GET back to basics, have the right people and advisers around you, and make sure everyone involved shares the values that have made your business a success.

Those are among the key lessons cited by local survivors of the downturn that has cruelled Australia's newly listed engineering and construction groups.

Pre-crash, engineering floats were a sure-fire way to raise cash for acquisition-driven growth.

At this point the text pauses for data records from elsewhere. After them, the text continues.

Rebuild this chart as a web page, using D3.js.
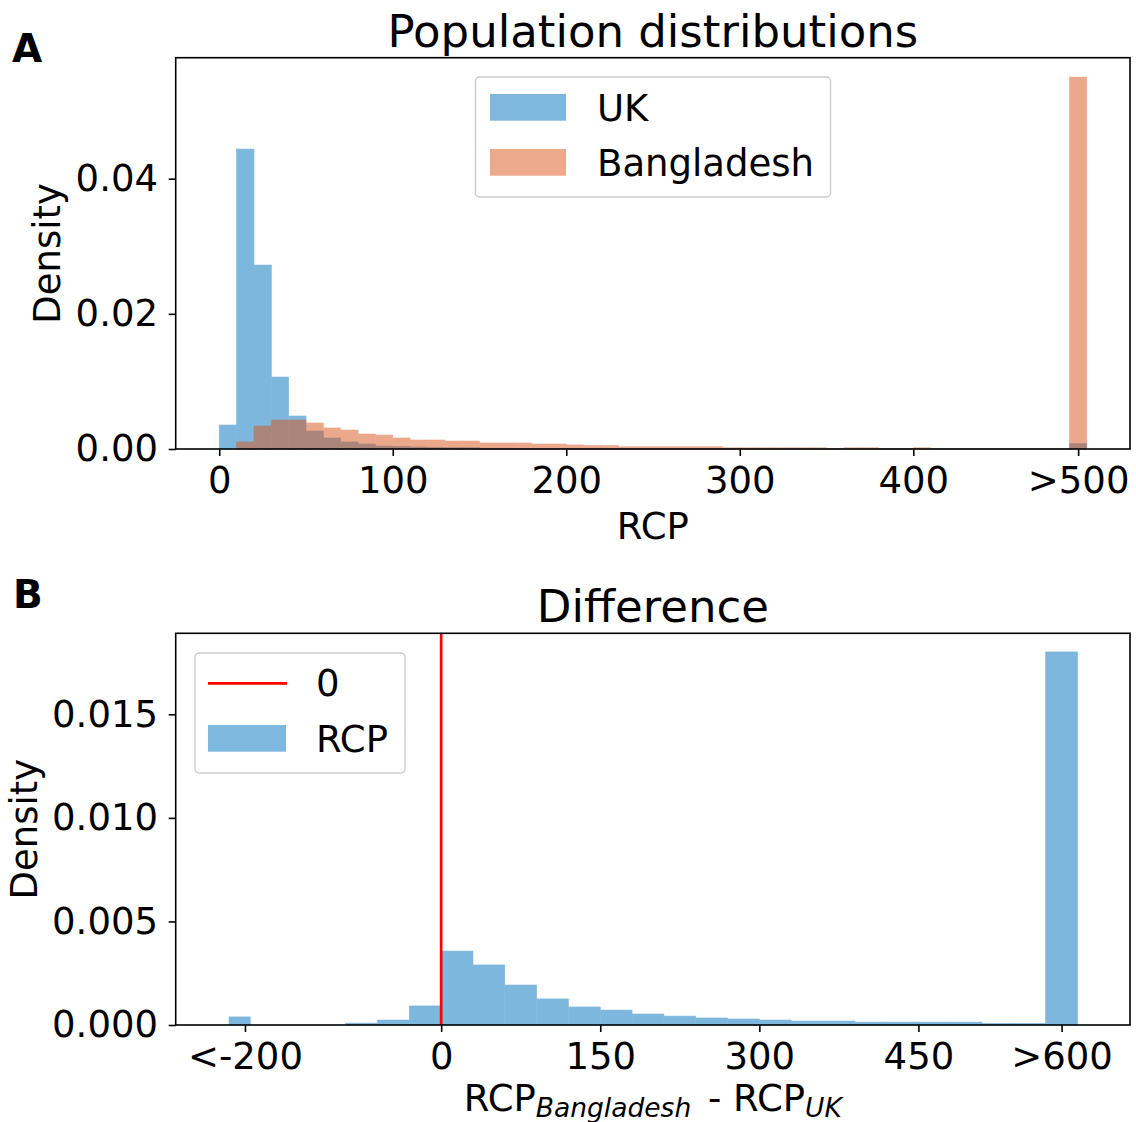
<!DOCTYPE html>
<html>
<head>
<meta charset="utf-8">
<script src="https://cdn.jsdelivr.net/npm/d3@7"></script>
<style>
  body { margin: 0; background: #fff; }
  svg text { font-family: "DejaVu Sans", sans-serif; fill: #000; }
</style>
</head>
<body>
<div id="chart"></div>
<script>
// ---- data ----
// panel A: bins of width 10 from 0 to 500, last bin collects everything >500
const topBinStarts = [0,10,20,30,40,50,60,70,80,90,100,110,120,130,140,150,160,170,180,190,
  200,210,220,230,240,250,260,270,280,290,300,310,320,330,340,350,360,370,380,390,
  400,410,420,430,440,450,460,470,480,490];
const ukDensity = [0.00355,0.04438,0.02722,0.01065,0.00488,0.00266,0.00163,0.00104,0.00074,0.00044,
  0.00040,0.00030,0.00025,0.00020,0.00020,0.00012,0.00012,0.00010,0.00010,0.00010,
  0.00008,0.00008,0.00007,0.00007,0.00006,0.00006,0.00006,0.00005,0.00005,0.00005,
  0.00004,0.00004,0.00004,0.00004,0.00004,0.00004,0.00004,0.00004,0.00004,0.00004,
  0.00002,0.00002,0.00002,0.00002,0.00002,0.00002,0.00002,0.00002,0.00002,0.00080];
const bdDensity = [0,0.00104,0.00340,0.00429,0.00429,0.00385,0.00311,0.00281,0.00222,0.00207,
  0.00163,0.00133,0.00133,0.00118,0.00118,0.00089,0.00089,0.00089,0.00074,0.00074,
  0.00060,0.00050,0.00050,0.00033,0.00033,0.00033,0.00033,0.00033,0.00033,0.00018,
  0.00018,0.00018,0.00018,0.00018,0.00018,0.00003,0.00018,0.00018,0.00003,0.00003,
  0.00018,0.00002,0.00002,0.00002,0.00002,0.00002,0.00002,0.00002,0.00002,0.05503];
const topTickValues = [0, 100, 200, 300, 400, 495];
const topTickLabels = ["0", "100", "200", "300", "400", ">500"];
const topYTicks = [0, 0.02, 0.04];

// panel B: difference histogram
const diffEdges = [-200,-180,-150,-120,-90,-60,-30,0,30,60,90,120,150,180,210,240,270,300,
  330,360,390,420,450,480,510,540,570,600];
const diffDensity = [0.00039,0,0,0,0.00009,0.00024,0.00092,0.00357,0.00290,0.00193,0.00126,
  0.00087,0.00072,0.00053,0.00043,0.00034,0.00029,0.00024,0.00019,0.00019,0.00014,
  0.00014,0.00014,0.00014,0.00008,0.00008,0.01801];
const bottomTickValues = [-185, 0, 150, 300, 450, 585];
const bottomTickLabels = ["<-200", "0", "150", "300", "450", ">600"];
const bottomYTicks = [0, 0.005, 0.010, 0.015];

// ---- layout ----
const W = 1136, H = 1122;
const BLUE = "#0072BD", ORANGE = "#D95319";
const TICK_FS = 37, TITLE_FS = 45;
const LEFT = 175.7, RIGHT = 1130;

const svg = d3.select("#chart").append("svg")
  .attr("width", W).attr("height", H)
  .style("background", "#fff");

function panel(top, bottom, xDomain, yDomain) {
  const x = d3.scaleLinear().domain(xDomain).range([LEFT, RIGHT]);
  const y = d3.scaleLinear().domain(yDomain).range([bottom, top]);
  return { x, y, top, bottom };
}

function drawAxes(p, xVals, xLabels, yVals, yFmt) {
  const gx = svg.append("g").attr("transform", `translate(0,${p.bottom})`)
    .call(d3.axisBottom(p.x).tickValues(xVals)
      .tickFormat((d, i) => xLabels[i]).tickSize(7).tickSizeOuter(0).tickPadding(10.7));
  const gy = svg.append("g").attr("transform", `translate(${LEFT},0)`)
    .call(d3.axisLeft(p.y).tickValues(yVals).tickFormat(yFmt)
      .tickSize(7).tickSizeOuter(0).tickPadding(10.7));
  [gx, gy].forEach(g => {
    g.select(".domain").remove();
    g.selectAll(".tick line").attr("stroke", "#000").attr("stroke-width", 1.6);
    g.selectAll(".tick text").attr("font-size", TICK_FS)
      .style("font-family", "'DejaVu Sans', sans-serif").attr("fill", "#000");
  });
  // frame
  svg.append("rect")
    .attr("x", LEFT).attr("y", p.top)
    .attr("width", RIGHT - LEFT).attr("height", p.bottom - p.top)
    .attr("fill", "none").attr("stroke", "#000").attr("stroke-width", 1.6);
}

// ---- panel A ----
const pA = panel(57.7, 449, [-25.1, 524.9], [0, 0.0579]);

function drawHist(p, starts, ends, values, color) {
  const g = svg.append("g").attr("opacity", 0.5);
  g.selectAll("rect").data(values).join("rect")
    .attr("x", (d, i) => p.x(starts[i]))
    .attr("width", (d, i) => p.x(ends[i]) - p.x(starts[i]))
    .attr("y", d => p.y(d))
    .attr("height", d => p.y(0) - p.y(d))
    .attr("fill", color)
    .attr("stroke", d => d > 0 ? color : "none")
    .attr("stroke-width", 0.6);
}

drawHist(pA, topBinStarts, topBinStarts.map(s => s + 10), ukDensity, BLUE);
drawHist(pA, topBinStarts, topBinStarts.map(s => s + 10), bdDensity, ORANGE);
drawAxes(pA, topTickValues, topTickLabels, topYTicks, d3.format(".2f"));

svg.append("text").attr("x", (LEFT + RIGHT) / 2).attr("y", 47)
  .attr("text-anchor", "middle").attr("font-size", TITLE_FS)
  .text("Population distributions");
svg.append("text").attr("x", (LEFT + RIGHT) / 2).attr("y", 539)
  .attr("text-anchor", "middle").attr("font-size", TICK_FS).text("RCP");
svg.append("text").attr("transform", `translate(60,${(pA.top + pA.bottom) / 2}) rotate(-90)`)
  .attr("text-anchor", "middle").attr("font-size", TICK_FS).text("Density");
svg.append("text").attr("x", 12).attr("y", 62)
  .attr("font-size", 39).attr("font-weight", "bold").text("A");

// legend A
const legA = svg.append("g");
legA.append("rect").attr("x", 475.5).attr("y", 77).attr("width", 355).attr("height", 120)
  .attr("rx", 4).attr("fill", "#fff").attr("fill-opacity", 0.8)
  .attr("stroke", "#cccccc").attr("stroke-width", 1.4);
const legAItems = [{ name: "UK", color: BLUE }, { name: "Bangladesh", color: ORANGE }];
legAItems.forEach((d, i) => {
  const yy = 94 + i * 55;
  legA.append("rect").attr("x", 490).attr("y", yy).attr("width", 76).attr("height", 26.7)
    .attr("fill", d.color).attr("fill-opacity", 0.5);
  legA.append("text").attr("x", 597).attr("y", yy + 26.7)
    .attr("font-size", TICK_FS).text(d.name);
});

// ---- panel B ----
const pB = panel(633.3, 1025, [-250.3, 649.5], [0, 0.01891]);
drawHist(pB, diffEdges.slice(0, -1), diffEdges.slice(1), diffDensity, BLUE);

svg.append("line")
  .attr("x1", pB.x(0)).attr("x2", pB.x(0))
  .attr("y1", pB.top).attr("y2", pB.bottom)
  .attr("stroke", "#ff0000").attr("stroke-width", 2.7);

drawAxes(pB, bottomTickValues, bottomTickLabels, bottomYTicks, d3.format(".3f"));

svg.append("text").attr("x", (LEFT + RIGHT) / 2).attr("y", 622)
  .attr("text-anchor", "middle").attr("font-size", TITLE_FS).text("Difference");
svg.append("text").attr("transform", `translate(37,${(pB.top + pB.bottom) / 2}) rotate(-90)`)
  .attr("text-anchor", "middle").attr("font-size", TICK_FS).text("Density");
svg.append("text").attr("x", 13).attr("y", 608)
  .attr("font-size", 39).attr("font-weight", "bold").text("B");

const xl = svg.append("text").attr("x", (LEFT + RIGHT) / 2).attr("y", 1111)
  .attr("text-anchor", "middle").attr("font-size", TICK_FS);
xl.append("tspan").text("RCP");
xl.append("tspan").attr("dy", 6).attr("font-size", 26.5).attr("font-style", "italic").text("Bangladesh");
xl.append("tspan").attr("dy", -6).attr("dx", 5).text(" - RCP");
xl.append("tspan").attr("dy", 6).attr("font-size", 26.5).attr("font-style", "italic").text("UK");

// legend B
const legB = svg.append("g");
legB.append("rect").attr("x", 195).attr("y", 653).attr("width", 210).attr("height", 120)
  .attr("rx", 4).attr("fill", "#fff").attr("fill-opacity", 0.8)
  .attr("stroke", "#cccccc").attr("stroke-width", 1.4);
legB.append("line").attr("x1", 208).attr("x2", 287).attr("y1", 683.3).attr("y2", 683.3)
  .attr("stroke", "#ff0000").attr("stroke-width", 2.7);
legB.append("text").attr("x", 316).attr("y", 696).attr("font-size", TICK_FS).text("0");
legB.append("rect").attr("x", 208).attr("y", 725).attr("width", 78).attr("height", 26.7)
  .attr("fill", BLUE).attr("fill-opacity", 0.5);
legB.append("text").attr("x", 316).attr("y", 751.7).attr("font-size", TICK_FS).text("RCP");
</script>
</body>
</html>
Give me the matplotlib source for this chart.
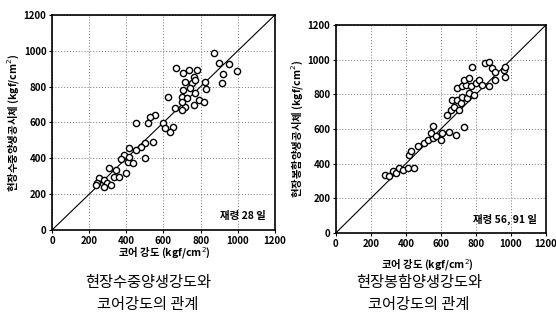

But listing has left many with no place to hide as sentiment has turned and the price for past decisions falls due.

Decmil Group managing director Scott Criddle knows first hand how quickly decisions made in boom times can come back to bite when times turn tough.

Decmil is one of Perth's leading listed engineering and construction groups, and has just won its biggest ever contract - a $170 million tender to build the construction village for Chevron's Gorgon LNG project.

But as Paladio Group last year, it was struggling under the weight of a nationwide growth-by-acquisition strategy in a faltering market.

That all changed in April, when Mr Criddle led a management overhaul to refocus on Western Australia's resilient resources and infrastructure sectors under the banner established by his father 30 years previously.

Mr Criddle said when Paladio bought Decmil in 2007 the transition from autonomous private company to public company subsidiary was "very uncomfortable".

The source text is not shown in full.